L'infogérance est une technique... Elle a ses vertus et ses limites ! Je pense que les métiers de base, comme l'impression, ont une vocation naturelle à être traités par l'extérieur, ce qui ne signifie pas qu'il faille s'en désintéresser. Au contraire, il n'y a pas de détails et c'est justement les fonctions les plus banales qui peuvent se révéler les plus agaçantes pour les utilisateurs et donc sources de mécontentement. Là aussi, il faut bien préparer ses contrats, ses coûts, et les SLA.

Les grandes DSI ont-elles du mal à recruter aujourd'hui certains talents ?

Oui... Il y a pénurie de compétences, notamment dans des métiers comme architecte. Les jeunes se détournent un peu de l'informatique, qui n'est plus pour eux glamour, et ils cherchent toujours une nouvelle frontière.
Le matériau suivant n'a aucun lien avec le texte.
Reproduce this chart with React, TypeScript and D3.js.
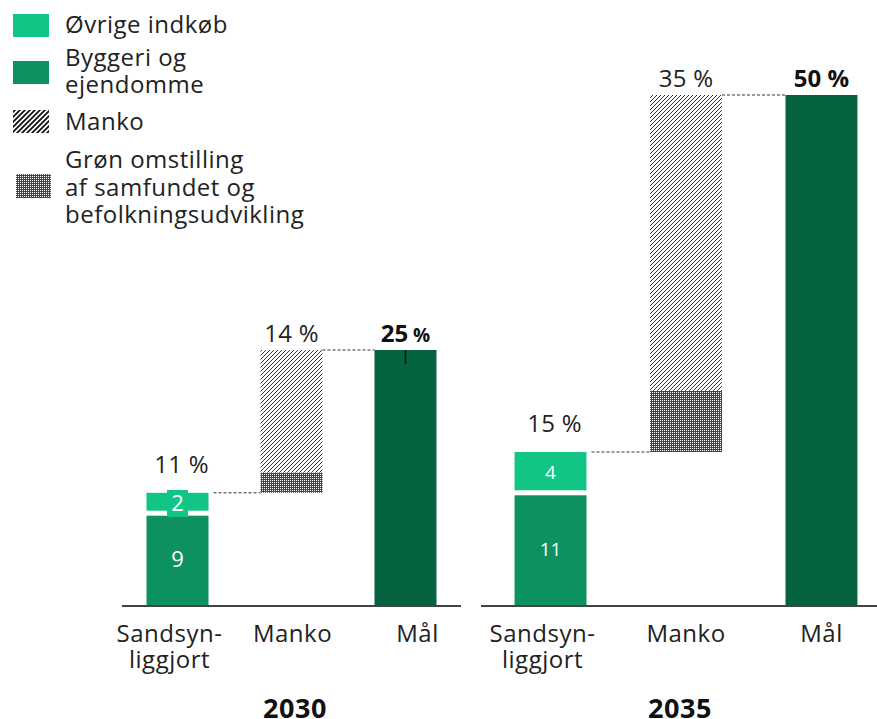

N'est pas Google qui veut pour attirer les talents !

Quelle est votre vision sur la consolidation du secteur informatique ? Est-ce bon ou mauvais pour les entreprises ?
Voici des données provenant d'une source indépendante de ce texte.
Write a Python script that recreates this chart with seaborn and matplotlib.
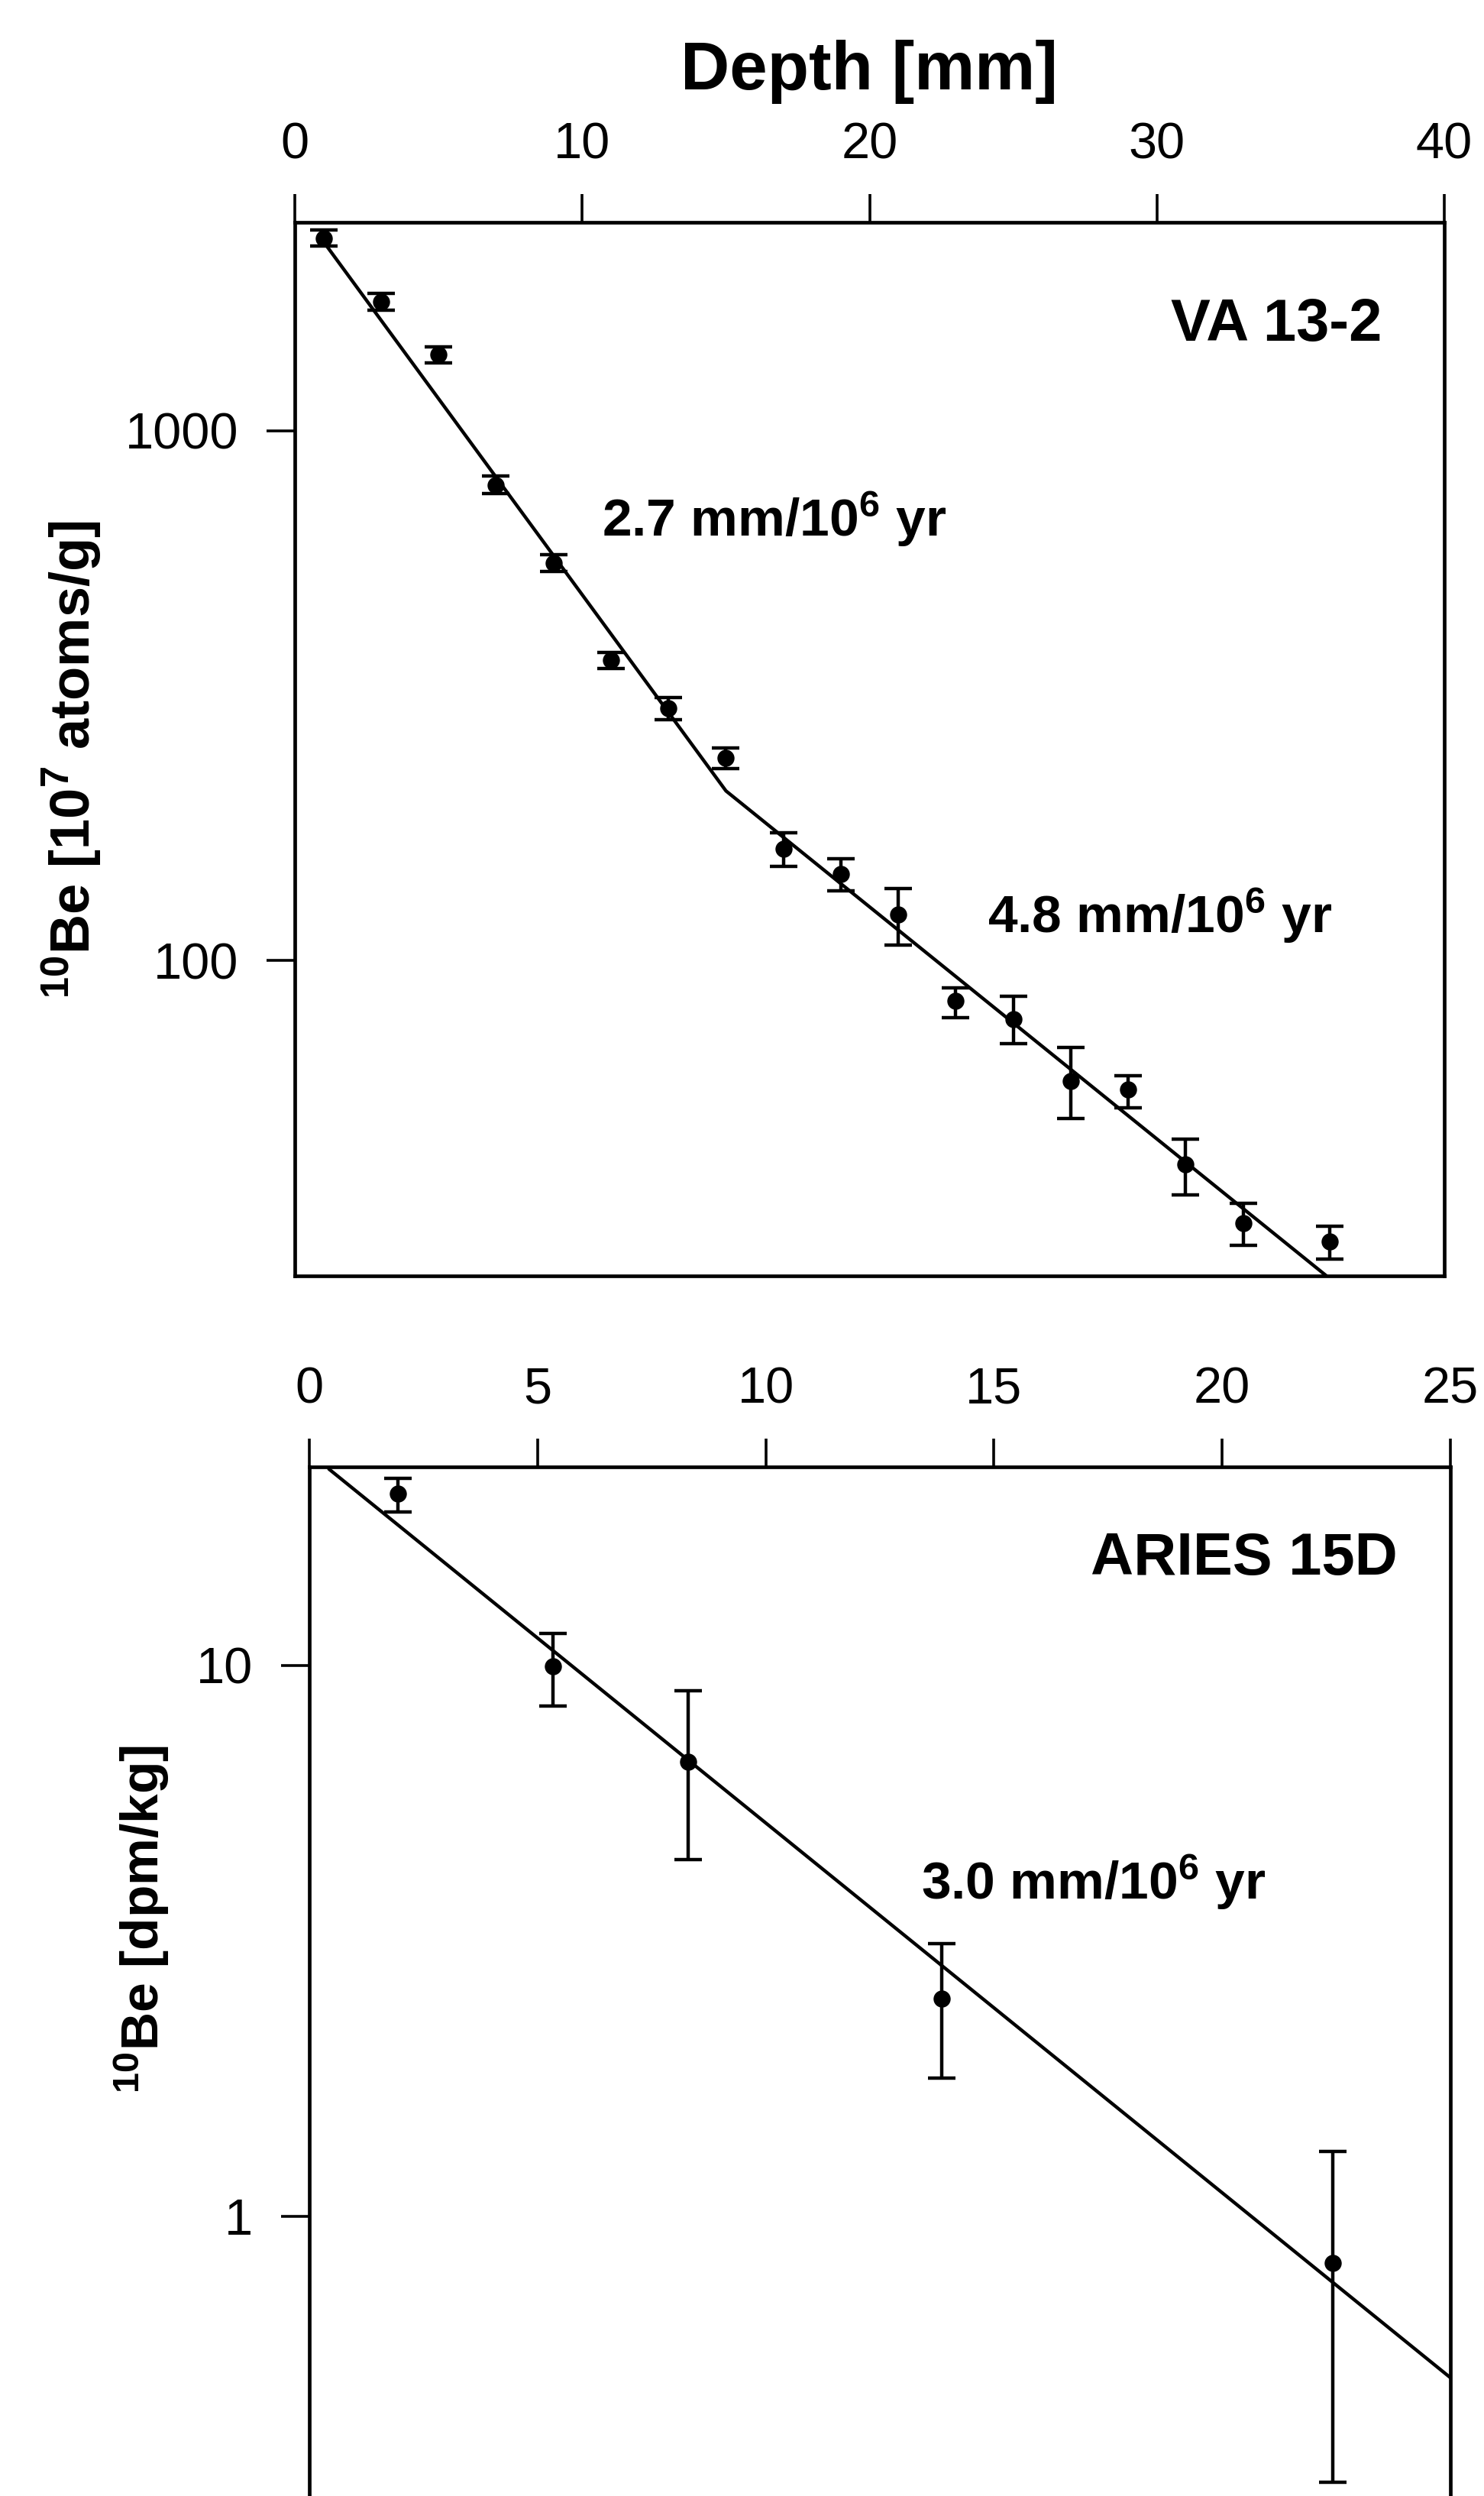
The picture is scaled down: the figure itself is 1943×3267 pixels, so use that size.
import numpy as np
import pandas as pd
import matplotlib
matplotlib.use("Agg")
import matplotlib.pyplot as plt
import matplotlib.ticker as mticker
import seaborn as sns

# VA 13-2 profile, 10Be in 10^7 atoms/g
va_depth = [1, 3, 5, 7, 9, 11, 13, 15, 17, 19, 21, 23, 25, 27, 29, 31, 33, 36]
va_be = [2309, 1751, 1391, 790, 563, 369, 299, 241, 162.3, 145.8, 122.0, 83.9, 77.5, 59.3, 57.2, 41.2, 31.9, 29.5]
va_be_lo = [2230, 1690, 1340, 760, 543, 356, 285, 230, 150.7, 135.3, 106.9, 78.1, 69.6, 50.4, 52.8, 36.1, 29.0, 27.3]
va_be_hi = [2390, 1815, 1440, 820, 583, 382, 314, 252, 174.3, 155.8, 136.9, 88.9, 85.6, 68.5, 60.7, 46.1, 34.8, 31.5]
va_fit_depth = [0.9, 15.0, 35.9]
va_fit_be = [2310, 209, 25.4]
va_xticks = [0, 10, 20, 30, 40]
va_yticks = [100, 1000]

# ARIES 15D profile, 10Be in dpm/kg
aries_depth = [1.95, 5.34, 8.30, 13.86, 22.43]
aries_be = [20.5, 9.95, 6.68, 2.48, 0.823]
aries_be_lo = [18.96, 8.42, 4.44, 1.78, 0.329]
aries_be_hi = [21.8, 11.43, 9.0, 3.13, 1.31]
aries_fit_depth = [0.43, 25.0]
aries_fit_be = [22.7, 0.51]
aries_xticks = [0, 5, 10, 15, 20, 25]
aries_yticks = [1, 10]

sns.set_style("ticks")
plt.rcParams["font.family"] = ["Liberation Sans", "DejaVu Sans"]
plt.rcParams["mathtext.default"] = "regular"
for key in ["text.color", "axes.labelcolor", "xtick.color", "ytick.color",
            "axes.edgecolor"]:
    plt.rcParams[key] = "black"


def draw_panel(ax, depth, be, lo, hi, fit_x, fit_y, xticks, yticks, ylim):
    ax.set_yscale("log")
    df = pd.DataFrame({"depth": depth, "be": be})
    yerr = [np.subtract(be, lo), np.subtract(hi, be)]
    ax.errorbar(depth, be, yerr=yerr, fmt="none", ecolor="black",
                elinewidth=3.2, capsize=13, capthick=3.2, zorder=2)
    sns.scatterplot(data=df, x="depth", y="be", ax=ax, color="black",
                    s=260, edgecolor="black", linewidth=0, zorder=3)
    sns.lineplot(x=fit_x, y=fit_y, ax=ax, color="black", linewidth=3.2,
                 zorder=2)
    ax.set_xlim(xticks[0], xticks[-1])
    ax.set_ylim(*ylim)
    ax.set_xticks(xticks)
    ax.set_xticklabels([str(t) for t in xticks])
    ax.set_yticks(yticks)
    ax.set_yticklabels([str(t) for t in yticks])
    ax.yaxis.set_minor_locator(mticker.NullLocator())
    ax.xaxis.set_minor_locator(mticker.NullLocator())
    ax.xaxis.tick_top()
    ax.tick_params(axis="x", top=True, bottom=False, labeltop=True,
                   labelbottom=False, direction="out", length=27, width=2.6,
                   labelsize=48, pad=23, colors="black")
    ax.tick_params(axis="y", left=True, right=False, direction="out",
                   length=27, width=2.6, labelsize=48, pad=26, colors="black")
    ax.set_xlabel("")
    ax.set_ylabel("")
    for sp in ax.spines.values():
        sp.set_visible(True)
        sp.set_linewidth(3.4)
        sp.set_color("black")


fig = plt.figure(figsize=(19.43, 32.67), dpi=100)

ax1 = fig.add_axes([0.1987, 0.4888, 0.7746, 0.4221])
draw_panel(ax1, va_depth, va_be, va_be_lo, va_be_hi, va_fit_depth, va_fit_be,
           va_xticks, va_yticks, (25.4, 2471))
ax1.text(0.9455, 0.8876, "VA 13-2", transform=ax1.transAxes, ha="right",
         va="baseline", fontsize=56, fontweight="bold")
ax1.text(0.267, 0.7022, "2.7 mm/10$^{6}$ yr", transform=ax1.transAxes,
         ha="left", va="baseline", fontsize=50, fontweight="bold")
ax1.text(0.6027, 0.3257, "4.8 mm/10$^{6}$ yr", transform=ax1.transAxes,
         ha="left", va="baseline", fontsize=50, fontweight="bold")

ax2 = fig.add_axes([0.2084, 0.0, 0.7689, 0.4123])
draw_panel(ax2, aries_depth, aries_be, aries_be_lo, aries_be_hi,
           aries_fit_depth, aries_fit_be, aries_xticks, aries_yticks,
           (0.311, 22.9))
ax2.spines["bottom"].set_visible(False)
ax2.text(0.9538, 0.8951, "ARIES 15D", transform=ax2.transAxes, ha="right",
         va="baseline", fontsize=56, fontweight="bold")
ax2.text(0.5361, 0.5799, "3.0 mm/10$^{6}$ yr", transform=ax2.transAxes,
         ha="left", va="baseline", fontsize=50, fontweight="bold")

fig.text(0.5855, 0.9642, "Depth [mm]", ha="center", va="baseline",
         fontsize=64, fontweight="bold")
fig.text(0.0484, 0.6957, "$^{10}$Be [10$^{7}$ atoms/g]", rotation=90,
         ha="center", va="center", fontsize=52, fontweight="bold")
fig.text(0.0957, 0.2311, "$^{10}$Be [dpm/kg]", rotation=90,
         ha="center", va="center", fontsize=50, fontweight="bold")

fig.savefig("out.png", dpi=100, facecolor="white")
Inéluctable ! Le choix se raréfie dans les logiciels : SAP, Oracle, IBM, Microsoft... Pour les PC, il n'y a plus grand choix... En télécommunications, c'est la même chose. C'est un processus normal lié à la maturation du marché, à l'émergence de standards qui sont bien pratiques pour l'interopérabilité... Moins de choix ne veut pas dire moins de créativité. Simplement elle se déplace vers l'usage et c'est là où les DSI doivent désormais être imaginatifs. Ce n'est pas parce qu'on utilise tous Word qu'on a pour autant le Prix Goncourt !

 
Photo Cécile Debise © Benchmark Group
 
"C'est une politique globale de valorisation de la recherche qu'il faut encourager !"
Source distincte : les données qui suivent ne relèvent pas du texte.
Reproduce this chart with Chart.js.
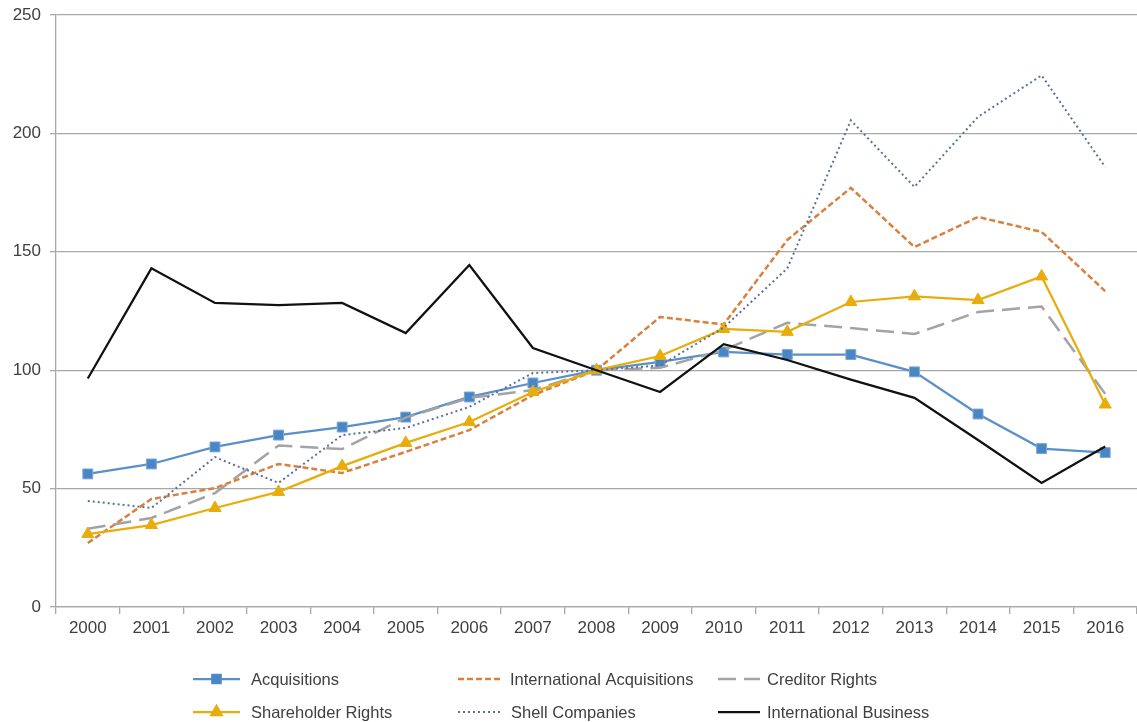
<!DOCTYPE html>
<html>
<head>
<meta charset="utf-8">
<script src="https://cdn.jsdelivr.net/npm/chart.js@4.4.1/dist/chart.umd.min.js"></script>
<style>
  html, body { margin: 0; padding: 0; background: #fff; overflow: hidden; }
  #myChart { display: block; }
</style>
</head>
<body>
<canvas id="myChart" width="1137" height="722"></canvas>
<script>
const years = ['2000','2001','2002','2003','2004','2005','2006','2007','2008','2009','2010','2011','2012','2013','2014','2015','2016'];

const acquisitions = [56.2, 60.4, 67.6, 72.6, 76, 80.2, 88.7, 94.6, 100, 103.5, 107.7, 106.6, 106.6, 99.3, 81.5, 66.9, 65.2];
const intlAcquisitions = [27, 45.6, 50.2, 60.4, 56.6, 65.5, 74.7, 89.5, 100, 122.5, 119.3, 155, 177, 152, 164.7, 158.4, 133.4];
const creditorRights = [33, 37.6, 48.1, 68.2, 66.7, 80, 88.3, 91.6, 100, 101, 108.5, 120, 117.8, 115.3, 124.6, 126.9, 90];
const shareholderRights = [30.8, 34.6, 41.8, 48.6, 59.5, 69.3, 78.1, 90.8, 100, 106, 117.4, 116.2, 128.8, 131.2, 129.6, 139.6, 85.5];
const shellCompanies = [44.8, 41.8, 63.3, 52.4, 72.6, 75.6, 84.5, 98.8, 100, 102, 118, 143, 205.5, 177.4, 207, 224.5, 185.8];
const intlBusiness = [96.5, 143, 128.4, 127.5, 128.4, 115.7, 144.4, 109.4, 100, 90.8, 111, 104.3, 96, 88.3, 70.5, 52.4, 67.8];

const yTicks = [0, 50, 100, 150, 200, 250];

// legend slots: [line start x, line end x, text x, center y]
const legendSlots = [
  [193, 240, 251, 679],
  [458, 503, 510, 679],
  [718, 760, 767, 679],
  [193, 240, 251, 712],
  [458, 503, 511, 712],
  [718, 760, 767, 712]
];

const gridColor = '#a8a8a8';
const textColor = '#404040';
const fontFamily = '"Liberation Sans", Arial, sans-serif';

function noPadding(scale) {
  scale.paddingLeft = 0;
  scale.paddingRight = 0;
  scale.paddingTop = 0;
  scale.paddingBottom = 0;
}

const sideLegend = {
  id: 'sideLegend',
  afterDraw(chart) {
    const ctx = chart.ctx;
    chart.data.datasets.forEach((ds, i) => {
      const [x1, x2, tx, y] = legendSlots[i];
      ctx.save();
      ctx.strokeStyle = ds.borderColor;
      ctx.lineWidth = ds.borderWidth;
      ctx.setLineDash(ds.borderDash || []);
      ctx.beginPath();
      ctx.moveTo(x1, y);
      ctx.lineTo(x2, y);
      ctx.stroke();
      ctx.setLineDash([]);
      if (ds.pointRadius > 0) {
        Chart.helpers.drawPoint(ctx, {
          pointStyle: ds.pointStyle,
          radius: ds.pointRadius - 1,
          borderWidth: 1
        }, (x1 + x2) / 2, y);
        ctx.fillStyle = ds.pointBackgroundColor;
        ctx.strokeStyle = ds.pointBorderColor;
        ctx.fill();
      }
      ctx.fillStyle = textColor;
      ctx.font = '16.5px ' + fontFamily;
      ctx.textBaseline = 'middle';
      ctx.textAlign = 'left';
      ctx.fillText(ds.label, tx, y + 1);
      ctx.restore();
    });
  }
};

window.addEventListener('load', function () {
  const ctx = document.getElementById('myChart');
  new Chart(ctx, {
    type: 'line',
    data: {
      labels: years,
      datasets: [
        {
          label: 'Acquisitions',
          data: acquisitions,
          borderColor: '#5a8fc8',
          borderWidth: 2.25,
          pointStyle: 'rect',
          pointRadius: 7,
          pointBackgroundColor: '#4a86c6',
          pointBorderColor: '#7aa6d8',
          pointBorderWidth: 1,
          order: 6
        },
        {
          label: 'International Acquisitions',
          data: intlAcquisitions,
          borderColor: '#d9803f',
          borderWidth: 2.5,
          borderDash: [6, 3],
          pointRadius: 0,
          order: 5
        },
        {
          label: 'Creditor Rights',
          data: creditorRights,
          borderColor: '#a3a3a3',
          borderWidth: 2.5,
          borderDash: [18, 8],
          pointRadius: 0,
          order: 4
        },
        {
          label: 'Shareholder Rights',
          data: shareholderRights,
          borderColor: '#e8ad0c',
          borderWidth: 2.25,
          pointStyle: 'triangle',
          pointRadius: 7,
          pointBackgroundColor: '#e8ad0c',
          pointBorderColor: '#e8ad0c',
          pointBorderWidth: 1,
          order: 3
        },
        {
          label: 'Shell Companies',
          data: shellCompanies,
          borderColor: '#5d7098',
          borderWidth: 2,
          borderDash: [2, 3],
          pointRadius: 0,
          order: 2
        },
        {
          label: 'International Business',
          data: intlBusiness,
          borderColor: '#111111',
          borderWidth: 2.25,
          pointRadius: 0,
          order: 1
        }
      ]
    },
    options: {
      responsive: false,
      animation: false,
      layout: { autoPadding: false, padding: { top: 15, right: 0, bottom: 70, left: 0 } },
      plugins: {
        legend: { display: false },
        tooltip: { enabled: false }
      },
      scales: {
        x: {
          offset: true,
          grid: {
            offset: true,
            drawOnChartArea: false,
            drawTicks: true,
            tickLength: 7,
            color: gridColor,
            lineWidth: 1.3
          },
          border: { color: gridColor, width: 1.3 },
          ticks: {
            color: textColor,
            font: { size: 17, family: fontFamily },
            padding: 4,
            maxRotation: 0,
            autoSkip: false
          },
          afterFit(scale) {
            scale.height = 45;
            noPadding(scale);
          }
        },
        y: {
          min: 0,
          max: 250,
          afterBuildTicks(scale) {
            scale.ticks = yTicks.map(v => ({ value: v }));
          },
          grid: {
            color: gridColor,
            lineWidth: 1.3,
            tickLength: 6
          },
          border: { color: gridColor, width: 1.3 },
          ticks: {
            color: textColor,
            font: { size: 17, family: fontFamily },
            padding: 9
          },
          afterFit(scale) {
            scale.width = 56;
            noPadding(scale);
          }
        }
      }
    },
    plugins: [sideLegend]
  });
});
</script>
</body>
</html>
Quels sont les freins dans notre pays à l'émergence de startup à la Google. Ne faut-il pas redonner à nos ingénieurs leurs lettres de noblesse en favorisant les carrières techniques ?

Oui, oui, oui ! Nos ingénieurs français sont aujourd'hui en Californie ! Il faut innover, reconnaître et valoriser les start-up (notamment avec un Small Business Act). L'INRIA est un bon exemple d'essaimage. C'est une politique globale de valorisation de la recherche qu'il faut encourager !

Quels sont vos derniers gros contrats signés, et les missions dont vous pouvez parler ?

Nous travaillons beaucoup actuellement en France dans le conseil sur le transport et la chaîne logistique, domaines où l'informatique est un vecteur considérable de performance. Beaucoup de sujets aussi autour de la dérégulation de l'énergie, la transformation des banques.

Lorsque vous êtiez DSI de Renault, que vous a apporté votre implication au Cigref ?

Beaucoup d'échanges avec les collègues dans un cadre ouvert et dépourvu d'enjeux de pouvoir, avec des gens ouverts, dynamiques, pouvant comprendre tous les problèmes. On parlait de coaching, et la relation entre pairs est aussi un bon moyen de tester ses solutions avec des amis compétents.

Pensez-vous redevenir DSI un jour...

C'est une question intéressante.. J'ai fait ce métier pendant 16 ans dans de très belles conditions. J'adore le conseil. Et si je décide de changer un jour, ce serait pour être DG, mais d'une PME innovante !

Merci à tous, l'exercice est passionnant et j'ai eu beaucoup de plaisir à partager avec vous mes expériences et convictions. RV sur mon blog.